Ik kwam bij Veerle terecht omdat ik helemaal leeg was. Helemaal op. Gewoon gecrasht. Ik had een burn-out en deed niets anders dan wenen. En dan komen die dingen van vroeger, van je rugzak, er ook bij.
Mijn huisarts had me psychotherapie aangeraden. Eerst wou ik dat niet. Ik dacht: “Waarom ik? Waarom gebeurt mij dat?” Maar eens die stap gezet, had ik er geen probleem mee. Ik had onmiddellijk een klik, alsof iemand je ligt of niet.
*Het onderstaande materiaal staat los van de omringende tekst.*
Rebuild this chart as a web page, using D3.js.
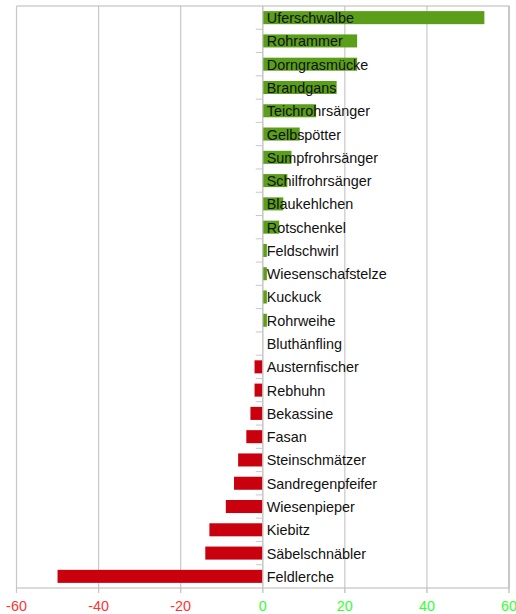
<!DOCTYPE html>
<html><head><meta charset="utf-8">
<script src="https://cdn.jsdelivr.net/npm/d3@7"></script>
<style>body{margin:0;background:#fff}svg{display:block}</style>
</head><body>
<script>
const categories = ["Uferschwalbe","Rohrammer","Dorngrasmücke","Brandgans","Teichrohrsänger","Gelbspötter","Sumpfrohrsänger","Schilfrohrsänger","Blaukehlchen","Rotschenkel","Feldschwirl","Wiesenschafstelze","Kuckuck","Rohrweihe","Bluthänfling","Austernfischer","Rebhuhn","Bekassine","Fasan","Steinschmätzer","Sandregenpfeifer","Wiesenpieper","Kiebitz","Säbelschnäbler","Feldlerche"];
const values = [54,23,23,18,13,9,7,6,5,4,1,1,1,1,0,-2,-2,-3,-4,-6,-7,-9,-13,-14,-50];
const xTicks = [-60,-40,-20,0,20,40,60];

const W=516,H=614;
const m={left:16.5,right:7,top:6,bottom:26};
const svg=d3.select("body").append("svg").attr("width",W).attr("height",H);
const x=d3.scaleLinear().domain([-60,60]).range([m.left,W-m.right]);
const y=d3.scaleBand().domain(categories).range([m.top,H-m.bottom]).paddingInner(0.44).paddingOuter(0.22);
const yb=d3.scaleBand().domain(categories).range([m.top,H-m.bottom]);

// grid
svg.append("g").selectAll("line").data(xTicks).join("line")
  .attr("x1",d=>x(d)).attr("x2",d=>x(d)).attr("y1",m.top).attr("y2",H-m.bottom+5)
  .attr("stroke","#c8c8c8").attr("stroke-width",1.2);
// border top/right
svg.append("path").attr("d",`M${x(-60)},${m.top}H${x(60)}V${H-m.bottom}`).attr("fill","none").attr("stroke","#b8b8b8").attr("stroke-width",1.2);
// bottom axis line
svg.append("line").attr("x1",x(-60)).attr("x2",x(60)).attr("y1",H-m.bottom).attr("y2",H-m.bottom).attr("stroke","#b8b8b8").attr("stroke-width",1.2);

// bars
svg.append("g").selectAll("rect").data(categories).join("rect")
  .attr("x",(d,i)=>x(Math.min(0,values[i])))
  .attr("width",(d,i)=>Math.abs(x(values[i])-x(0)))
  .attr("y",d=>y(d)).attr("height",y.bandwidth())
  .attr("fill",(d,i)=>values[i]>=0?"#5a9e1a":"#c9000e");

// y axis at zero with category boundary ticks
svg.append("line").attr("x1",x(0)).attr("x2",x(0)).attr("y1",m.top).attr("y2",H-m.bottom).attr("stroke","#c8c8c8").attr("stroke-width",1.2);
svg.append("g").selectAll("line").data(categories.slice(1)).join("line")
  .attr("x1",x(0)-7).attr("x2",x(0)).attr("y1",d=>yb(d)).attr("y2",d=>yb(d))
  .attr("stroke","#c8c8c8").attr("stroke-width",1);

// labels
svg.append("g").selectAll("text").data(categories).join("text")
  .attr("x",x(0)+4).attr("y",d=>yb(d)+yb.bandwidth()/2).attr("dy","0.38em")
  .attr("font-family","Liberation Sans, Arial, sans-serif").attr("font-size",14.4).attr("fill","#111")
  .text(d=>d);

// x axis ticks & labels
svg.append("g").selectAll("line").data(xTicks).join("line")
  .attr("x1",d=>x(d)).attr("x2",d=>x(d)).attr("y1",H-m.bottom).attr("y2",H-m.bottom+5)
  .attr("stroke","#c8c8c8");
svg.append("g").selectAll("text").data(xTicks).join("text")
  .attr("x",d=>x(d)).attr("y",H-3).attr("text-anchor","middle")
  .attr("font-family","Liberation Sans, Arial, sans-serif").attr("font-size",14.4)
  .attr("fill",d=>d<0?"#ff3333":"#33ff33")
  .text(d=>d);
</script>
</body></html>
Als ik er nu op terugkijk, dan merk ik dat ik terug meer voor mezelf opkom. Dat ik me niet meer wegcijfer. Dat ik zeg wat op mijn tong ligt. In het begin nam ik nog antidepressiva. Dan was ik heel gesloten en vlak en zei ik ook niets. Wat er ook gebeurde, ik bleef toen heel kalm. Nu ben ik gestopt daarmee. Met alles wat je me hebt aangeraden om te doen en wat eruit gekomen is, voel ik me veel sterker. Ik zeg terug mijn eigen mening. Ik durf nee zeggen. Terwijl ik vroeger altijd ja zei.
Ik heb nooit een negatief gevoel gehad bij jou, want ik kon kwijt wat op mijn lever lag. En jij hebt me ook opdrachten gegeven, gestimuleerd om dingen te doen en ja, voor mij was dat positief. Maar ik heb nog altijd een hekel aan poetsen. Ik heb er echt een degout van gekregen. Ik doe dat wel, maar niet meer zoals vroeger. Poetsen is de oorzaak dat ik gecrasht ben. Het was te veel, ook het tempo.
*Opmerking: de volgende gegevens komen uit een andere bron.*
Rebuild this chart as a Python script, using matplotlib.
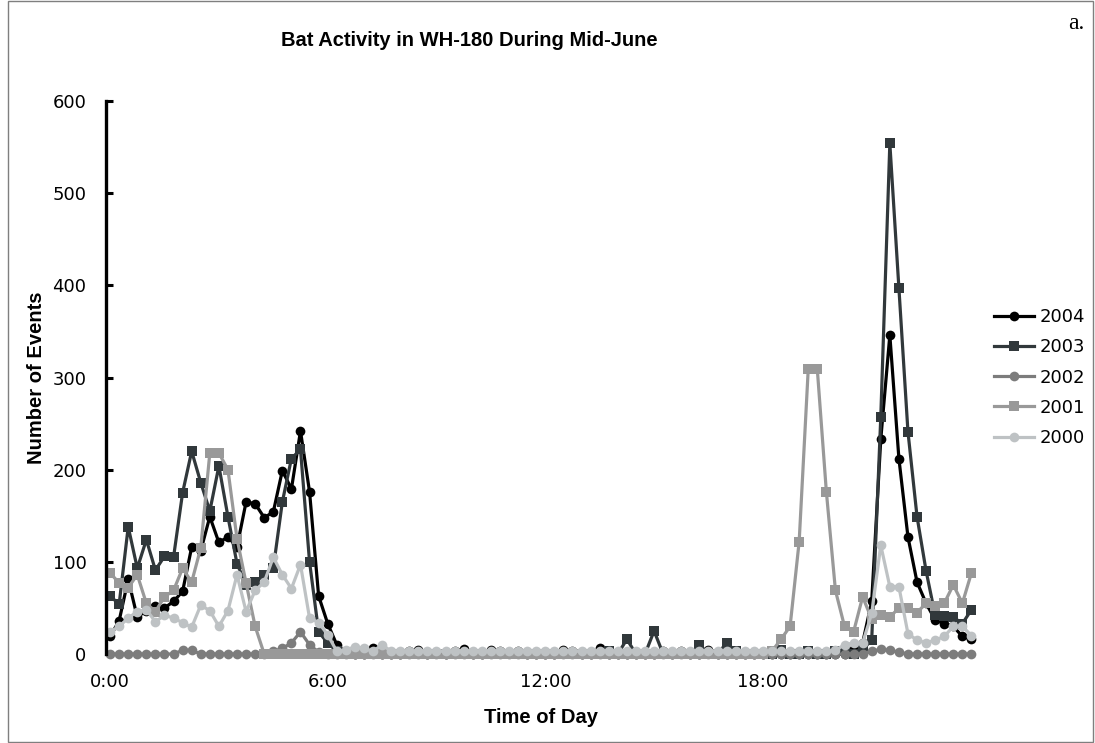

En ook: vroeger was er mijn man. Nadien stond ik als vrouw alleen. Hoe moest ik dat allemaal alleen bekostigen en doen? Dat heeft ook meegespeeld. En dan kwam ik in relatie met iemand die ook een gever was en geen nemer. En het is in die combinatie dat ik gecrasht ben. Mijn lichaam zei: “Genoeg, tijd om te rusten.”
Je spontaniteit en openheid vind ik specifiek jij. Heel open, warm spontaan. Je behandelt de mensen niet als patiënt en als nummer. Ik merk dat aan hoe dat je omgaat met mensen en hoe je die aanspreekt. Jij oordeelt niet. Ik kan dat niet. Daarom had ik, denk ik, onmiddellijk een klik. Je helpt wel maar je laat de mens, mij toch, zijn wie je bent. Je probeert niet te sturen, je moet dit doen en dat. Ik was nog nooit bij een therapeut geweest dus ik wist niet hoe het werkt. Ik krijg tranen in mijn ogen, echt waar. Ik vond dat zo fijn, dat jaar.
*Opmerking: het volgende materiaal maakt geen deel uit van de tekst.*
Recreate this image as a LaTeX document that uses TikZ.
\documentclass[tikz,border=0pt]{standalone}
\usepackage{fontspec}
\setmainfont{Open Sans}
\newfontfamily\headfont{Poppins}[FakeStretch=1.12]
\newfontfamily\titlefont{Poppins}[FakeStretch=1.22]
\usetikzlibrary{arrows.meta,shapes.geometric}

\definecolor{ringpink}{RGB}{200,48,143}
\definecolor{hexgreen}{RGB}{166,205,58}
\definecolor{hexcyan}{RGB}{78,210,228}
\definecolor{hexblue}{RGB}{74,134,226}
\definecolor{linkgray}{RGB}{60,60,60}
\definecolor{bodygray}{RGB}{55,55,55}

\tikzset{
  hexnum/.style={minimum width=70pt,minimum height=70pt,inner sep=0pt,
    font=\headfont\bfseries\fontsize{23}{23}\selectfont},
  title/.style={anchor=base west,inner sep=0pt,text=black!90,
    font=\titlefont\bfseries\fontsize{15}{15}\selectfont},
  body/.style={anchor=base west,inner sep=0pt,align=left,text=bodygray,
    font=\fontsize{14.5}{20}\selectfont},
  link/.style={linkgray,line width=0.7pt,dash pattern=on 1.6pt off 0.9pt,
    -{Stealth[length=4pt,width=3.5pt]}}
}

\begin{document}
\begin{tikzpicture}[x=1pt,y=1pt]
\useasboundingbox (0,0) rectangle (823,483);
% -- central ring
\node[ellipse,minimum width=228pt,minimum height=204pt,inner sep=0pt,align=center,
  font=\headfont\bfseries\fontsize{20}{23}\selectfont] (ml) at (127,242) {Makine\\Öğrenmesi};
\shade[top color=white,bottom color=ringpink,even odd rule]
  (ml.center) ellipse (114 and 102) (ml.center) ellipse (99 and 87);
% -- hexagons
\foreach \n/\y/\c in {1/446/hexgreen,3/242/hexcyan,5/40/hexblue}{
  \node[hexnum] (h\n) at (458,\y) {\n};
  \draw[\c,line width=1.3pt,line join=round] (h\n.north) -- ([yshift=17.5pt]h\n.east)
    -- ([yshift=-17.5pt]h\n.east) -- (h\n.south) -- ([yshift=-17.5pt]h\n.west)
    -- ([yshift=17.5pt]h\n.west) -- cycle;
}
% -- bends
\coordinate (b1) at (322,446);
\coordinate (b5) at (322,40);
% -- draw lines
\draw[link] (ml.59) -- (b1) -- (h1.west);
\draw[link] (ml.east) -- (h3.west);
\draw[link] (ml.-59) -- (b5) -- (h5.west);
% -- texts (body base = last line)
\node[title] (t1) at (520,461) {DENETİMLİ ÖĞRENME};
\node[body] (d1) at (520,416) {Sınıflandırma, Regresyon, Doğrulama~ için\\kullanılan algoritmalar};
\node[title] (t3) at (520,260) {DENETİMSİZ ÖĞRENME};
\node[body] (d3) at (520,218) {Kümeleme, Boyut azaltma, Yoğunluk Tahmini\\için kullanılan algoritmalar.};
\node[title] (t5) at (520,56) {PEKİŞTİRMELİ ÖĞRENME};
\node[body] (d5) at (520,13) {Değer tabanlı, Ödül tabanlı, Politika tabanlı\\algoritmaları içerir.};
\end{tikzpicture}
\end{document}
Ik vond het ook fijn dat je tijdelijk aan huis kwam. En ik denk dat mensen die ouder zijn dan ik dat soms nodig hebben. Je moet daar wel eerlijk in zijn en het mag geen koffieklets worden. De laatste keer dat je geweest bent, voelde ik me al veel beter. Toen had ik het gevoel dat ik echt eens kon spreken met een soort vriendin. Dat ik echt alles op tafel kon leggen. Ik denk dat oudere mensen dat ook wel nodig hebben.
Als je echt met jezelf in de knoop zit, dan heb je wel nood aan een therapeut omdat je daar toch dingen tegen zegt die je niet zegt tegen een vriend of vriendin. Ik moet zeggen, mijn vriendin heeft me erdoor gesleurd toen mijn partner ervandoor ging. Maar er zijn toch dingen die ik haar nooit gezegd heb.
Als ik mensen zou doorsturen, zou ik hen zeggen dat ze gewoon kunnen vertellen wat op hun hart ligt. Dat je een warm persoon bent. Voor iemand die echt gewoon erdoor zit en nood heeft aan iemand die luistert en hem/haar helpt erdoor te komen.